The healer — This position keeps everyone alive.  Period.  If there is no healer, or they don’t do their job, everyone takes damage until they expire.

Without these positions covered, things go to hell in a handbasket.  In short, these are the anchor positions of any party.  Like their real life nautical counterparts, toying with them in the middle of the a storm isn’t the brightest idea.

So imagine my surprise when a Samurai in my last party kept provoking monsters off me.  His explanation to this [when I asked] was “I like to keep a tanks job interesting.”  Between the Warrior/thief doing SA+Sturmwind immediately before or after th [other] Samurai/thief doing SA+Tachi:Empi, and a chain-nuking Black mage, I didn’t need things to be made more interesting; and I said as much.

So next time this Samurai decided to make thing interesting for me, I decided to return the favor.  I didn’t use Sentinel, I didn’t Provoke, I didn’t use Shield Bash — and since the monster wasn’t facing me, I didn’t need to Cure myself.  (although I still managed to take a few hits from damage, and early hate building).

The Warrior either got what I was doing, or didn’t realize what was happening, because they didn’t bother to provoke either.

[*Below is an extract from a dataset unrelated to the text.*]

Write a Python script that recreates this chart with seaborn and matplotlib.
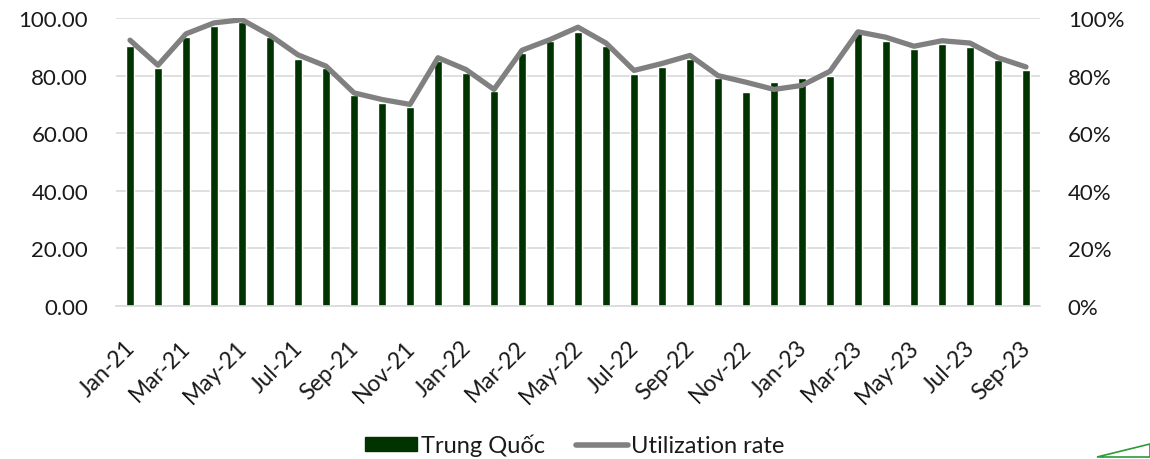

I imagine the player got a little anxious as his HP dropped below 100, then below 50, then below 20 — as the White mage tried to keep him alive chain curing  (truth be told, I got a little anxious too, because I hadn’t planned on letting his HP get that low, but a couple crits and double attacks will do that).  I dropped a Cure III on the player, Provoked, took hate back and sent a /tell “I thought I’d make things interesting for you.”

I got no response back, but everything wen’t smoothly for the next several scores of fights.